- GOAL
Write out all the entries word for word, but skip any images.

##### AVAILABLE RECORDS

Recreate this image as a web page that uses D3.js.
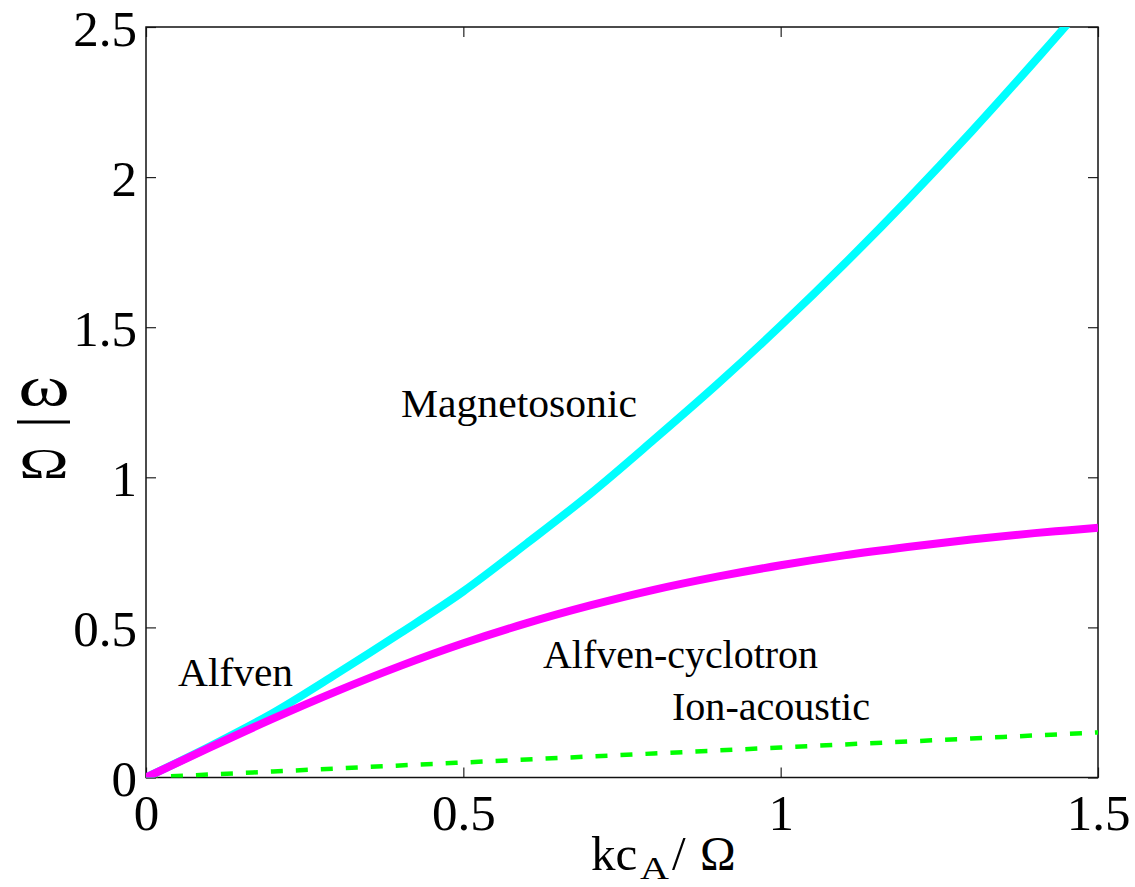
<!DOCTYPE html>
<html>
<head>
<meta charset="utf-8">
<script src="https://cdn.jsdelivr.net/npm/d3@7"></script>
<style>
  html, body { margin: 0; padding: 0; background: #fff; }
  svg { display: block; }
  text { font-family: "Liberation Serif", "DejaVu Serif", serif; fill: #000; }
</style>
</head>
<body>
<svg id="chart" width="1135" height="887"></svg>
<script>
// Normalised wavenumber kc_A/Ω
const kValues = [0, 0.1, 0.2, 0.3, 0.4, 0.5, 0.6, 0.7, 0.8, 0.9, 1.0, 1.1, 1.2, 1.3, 1.4, 1.45, 1.5];
// Normalised frequency ω/Ω for each branch
const magnetosonic = [0, 0.103, 0.215, 0.345, 0.48, 0.62, 0.78, 0.945, 1.125, 1.31, 1.505, 1.71, 1.925, 2.15, 2.385, 2.505, 2.63];
const alfvenCyclotron = [0, 0.0995, 0.196, 0.287, 0.371, 0.447, 0.514, 0.573, 0.625, 0.669, 0.707, 0.740, 0.768, 0.793, 0.814, 0.823, 0.832];
const ionAcoustic = [0, 0.01, 0.02, 0.03, 0.04, 0.05, 0.06, 0.07, 0.08, 0.09, 0.10, 0.11, 0.12, 0.13, 0.14, 0.145, 0.15];

const xTicks = [0, 0.5, 1, 1.5];
const yTicks = [0, 0.5, 1, 1.5, 2, 2.5];
const branchLabels = ["Magnetosonic", "Alfven", "Alfven-cyclotron", "Ion-acoustic"];

const svg = d3.select("#chart");
const x = d3.scaleLinear().domain([0, 1.5]).range([146, 1098]);
const y = d3.scaleLinear().domain([0, 2.5]).range([777.5, 27]);
const fmt = d3.format("~g");

// clip for the curves
svg.append("defs").append("clipPath").attr("id", "plotClip")
  .append("rect")
  .attr("x", x(0)).attr("y", y(2.5))
  .attr("width", x(1.5) - x(0)).attr("height", y(0) - y(2.5));

// axes with inward ticks on all four sides
const tickLen = 10;
const gx = svg.append("g").attr("transform", `translate(0,${y(0)})`)
  .call(d3.axisBottom(x).tickValues(xTicks).tickFormat(fmt)
    .tickSizeInner(-tickLen).tickSizeOuter(0).tickPadding(16));
const gxTop = svg.append("g").attr("transform", `translate(0,${y(2.5)})`)
  .call(d3.axisTop(x).tickValues(xTicks).tickFormat("")
    .tickSizeInner(-tickLen).tickSizeOuter(0));
const gy = svg.append("g").attr("transform", `translate(${x(0)},0)`)
  .call(d3.axisLeft(y).tickValues(yTicks).tickFormat(fmt)
    .tickSizeInner(-tickLen).tickSizeOuter(0).tickPadding(9));
const gyRight = svg.append("g").attr("transform", `translate(${x(1.5)},0)`)
  .call(d3.axisRight(y).tickValues(yTicks).tickFormat("")
    .tickSizeInner(-tickLen).tickSizeOuter(0));

[gx, gxTop, gy, gyRight].forEach(g => {
  g.attr("font-family", null).attr("font-size", null);
  g.select(".domain").remove();
  g.selectAll(".tick line").attr("stroke", "#222").attr("stroke-width", 1.2);
  g.selectAll(".tick text")
    .style("font-family", "'Liberation Serif', serif")
    .style("font-size", "51px").attr("fill", "#000");
});
gy.selectAll(".tick text").attr("dy", "0.36em");

// frame
svg.append("rect")
  .attr("x", x(0)).attr("y", y(2.5))
  .attr("width", x(1.5) - x(0)).attr("height", y(0) - y(2.5))
  .attr("fill", "none").attr("stroke", "#111").attr("stroke-width", 1.5);

// dispersion curves
const series = [
  { values: ionAcoustic, color: "#00ff00", width: 4.5, dash: "12,13" },
  { values: magnetosonic, color: "#00ffff", width: 8, dash: null },
  { values: alfvenCyclotron, color: "#ff00ff", width: 8, dash: null }
];
const line = d3.line().x(d => x(d[0])).y(d => y(d[1])).curve(d3.curveMonotoneX);
const curves = svg.append("g").attr("clip-path", "url(#plotClip)");
series.forEach(s => {
  curves.append("path")
    .datum(kValues.map((k, i) => [k, s.values[i]]))
    .attr("d", line)
    .attr("fill", "none")
    .attr("stroke", s.color)
    .attr("stroke-width", s.width)
    .attr("stroke-dasharray", s.dash);
});

// branch names
const labelPos = [[401, 417], [178, 686], [543, 668], [672, 720]];
const labelLen = [236, 115, 275, 198];
branchLabels.forEach((t, i) => {
  svg.append("text")
    .attr("x", labelPos[i][0]).attr("y", labelPos[i][1])
    .style("font-size", "40px")
    .attr("textLength", labelLen[i])
    .attr("lengthAdjust", "spacingAndGlyphs")
    .text(t);
});

// x axis title: kc_A/Ω
svg.append("text").attr("x", 591).attr("y", 870).style("font-size", "49px").text("kc");
svg.append("text").attr("x", 640).attr("y", 879).style("font-size", "31px")
  .attr("textLength", 29).attr("lengthAdjust", "spacingAndGlyphs").text("A");
svg.append("text").attr("x", 672).attr("y", 870).style("font-size", "49px").text("/");
svg.append("text").attr("x", 700).attr("y", 870).style("font-size", "48px").text("Ω");

// y axis title: ω over Ω
svg.append("text")
  .attr("transform", "translate(44,405) scale(1.4,1)")
  .attr("text-anchor", "middle")
  .style("font-size", "56px").text("ω");
svg.append("line").attr("x1", 17).attr("x2", 70).attr("y1", 422).attr("y2", 422)
  .attr("stroke", "#000").attr("stroke-width", 3);
svg.append("text")
  .attr("transform", "translate(44,478) scale(1.6,1)")
  .attr("text-anchor", "middle")
  .style("font-size", "42px").text("Ω");
</script>
</body>
</html>
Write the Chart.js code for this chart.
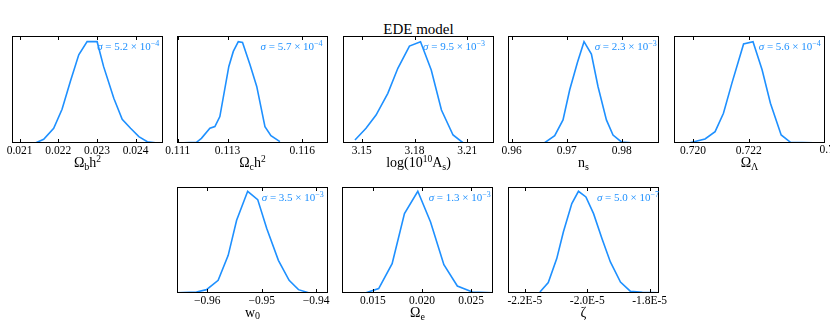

##########

- SOLUTION FOR THIS TASK
Recreate this image as a web page that uses D3.js.
<!DOCTYPE html>
<html>
<head>
<meta charset="utf-8">
<script src="https://cdn.jsdelivr.net/npm/d3@7"></script>
<style>
  html, body { margin: 0; padding: 0; background: #fff; }
  svg { display: block; }
  text { font-family: "Liberation Serif", "DejaVu Serif", serif; fill: #000; }
</style>
</head>
<body>
<svg id="chart" width="1135" height="887"></svg>
<script>
// Normalised wavenumber kc_A/Ω
const kValues = [0, 0.1, 0.2, 0.3, 0.4, 0.5, 0.6, 0.7, 0.8, 0.9, 1.0, 1.1, 1.2, 1.3, 1.4, 1.45, 1.5];
// Normalised frequency ω/Ω for each branch
const magnetosonic = [0, 0.103, 0.215, 0.345, 0.48, 0.62, 0.78, 0.945, 1.125, 1.31, 1.505, 1.71, 1.925, 2.15, 2.385, 2.505, 2.63];
const alfvenCyclotron = [0, 0.0995, 0.196, 0.287, 0.371, 0.447, 0.514, 0.573, 0.625, 0.669, 0.707, 0.740, 0.768, 0.793, 0.814, 0.823, 0.832];
const ionAcoustic = [0, 0.01, 0.02, 0.03, 0.04, 0.05, 0.06, 0.07, 0.08, 0.09, 0.10, 0.11, 0.12, 0.13, 0.14, 0.145, 0.15];

const xTicks = [0, 0.5, 1, 1.5];
const yTicks = [0, 0.5, 1, 1.5, 2, 2.5];
const branchLabels = ["Magnetosonic", "Alfven", "Alfven-cyclotron", "Ion-acoustic"];

const svg = d3.select("#chart");
const x = d3.scaleLinear().domain([0, 1.5]).range([146, 1098]);
const y = d3.scaleLinear().domain([0, 2.5]).range([777.5, 27]);
const fmt = d3.format("~g");

// clip for the curves
svg.append("defs").append("clipPath").attr("id", "plotClip")
  .append("rect")
  .attr("x", x(0)).attr("y", y(2.5))
  .attr("width", x(1.5) - x(0)).attr("height", y(0) - y(2.5));

// axes with inward ticks on all four sides
const tickLen = 10;
const gx = svg.append("g").attr("transform", `translate(0,${y(0)})`)
  .call(d3.axisBottom(x).tickValues(xTicks).tickFormat(fmt)
    .tickSizeInner(-tickLen).tickSizeOuter(0).tickPadding(16));
const gxTop = svg.append("g").attr("transform", `translate(0,${y(2.5)})`)
  .call(d3.axisTop(x).tickValues(xTicks).tickFormat("")
    .tickSizeInner(-tickLen).tickSizeOuter(0));
const gy = svg.append("g").attr("transform", `translate(${x(0)},0)`)
  .call(d3.axisLeft(y).tickValues(yTicks).tickFormat(fmt)
    .tickSizeInner(-tickLen).tickSizeOuter(0).tickPadding(9));
const gyRight = svg.append("g").attr("transform", `translate(${x(1.5)},0)`)
  .call(d3.axisRight(y).tickValues(yTicks).tickFormat("")
    .tickSizeInner(-tickLen).tickSizeOuter(0));

[gx, gxTop, gy, gyRight].forEach(g => {
  g.attr("font-family", null).attr("font-size", null);
  g.select(".domain").remove();
  g.selectAll(".tick line").attr("stroke", "#222").attr("stroke-width", 1.2);
  g.selectAll(".tick text")
    .style("font-family", "'Liberation Serif', serif")
    .style("font-size", "51px").attr("fill", "#000");
});
gy.selectAll(".tick text").attr("dy", "0.36em");

// frame
svg.append("rect")
  .attr("x", x(0)).attr("y", y(2.5))
  .attr("width", x(1.5) - x(0)).attr("height", y(0) - y(2.5))
  .attr("fill", "none").attr("stroke", "#111").attr("stroke-width", 1.5);

// dispersion curves
const series = [
  { values: ionAcoustic, color: "#00ff00", width: 4.5, dash: "12,13" },
  { values: magnetosonic, color: "#00ffff", width: 8, dash: null },
  { values: alfvenCyclotron, color: "#ff00ff", width: 8, dash: null }
];
const line = d3.line().x(d => x(d[0])).y(d => y(d[1])).curve(d3.curveMonotoneX);
const curves = svg.append("g").attr("clip-path", "url(#plotClip)");
series.forEach(s => {
  curves.append("path")
    .datum(kValues.map((k, i) => [k, s.values[i]]))
    .attr("d", line)
    .attr("fill", "none")
    .attr("stroke", s.color)
    .attr("stroke-width", s.width)
    .attr("stroke-dasharray", s.dash);
});

// branch names
const labelPos = [[401, 417], [178, 686], [543, 668], [672, 720]];
const labelLen = [236, 115, 275, 198];
branchLabels.forEach((t, i) => {
  svg.append("text")
    .attr("x", labelPos[i][0]).attr("y", labelPos[i][1])
    .style("font-size", "40px")
    .attr("textLength", labelLen[i])
    .attr("lengthAdjust", "spacingAndGlyphs")
    .text(t);
});

// x axis title: kc_A/Ω
svg.append("text").attr("x", 591).attr("y", 870).style("font-size", "49px").text("kc");
svg.append("text").attr("x", 640).attr("y", 879).style("font-size", "31px")
  .attr("textLength", 29).attr("lengthAdjust", "spacingAndGlyphs").text("A");
svg.append("text").attr("x", 672).attr("y", 870).style("font-size", "49px").text("/");
svg.append("text").attr("x", 700).attr("y", 870).style("font-size", "48px").text("Ω");

// y axis title: ω over Ω
svg.append("text")
  .attr("transform", "translate(44,405) scale(1.4,1)")
  .attr("text-anchor", "middle")
  .style("font-size", "56px").text("ω");
svg.append("line").attr("x1", 17).attr("x2", 70).attr("y1", 422).attr("y2", 422)
  .attr("stroke", "#000").attr("stroke-width", 3);
svg.append("text")
  .attr("transform", "translate(44,478) scale(1.6,1)")
  .attr("text-anchor", "middle")
  .style("font-size", "42px").text("Ω");
</script>
</body>
</html>
Write the Chart.js code for this chart.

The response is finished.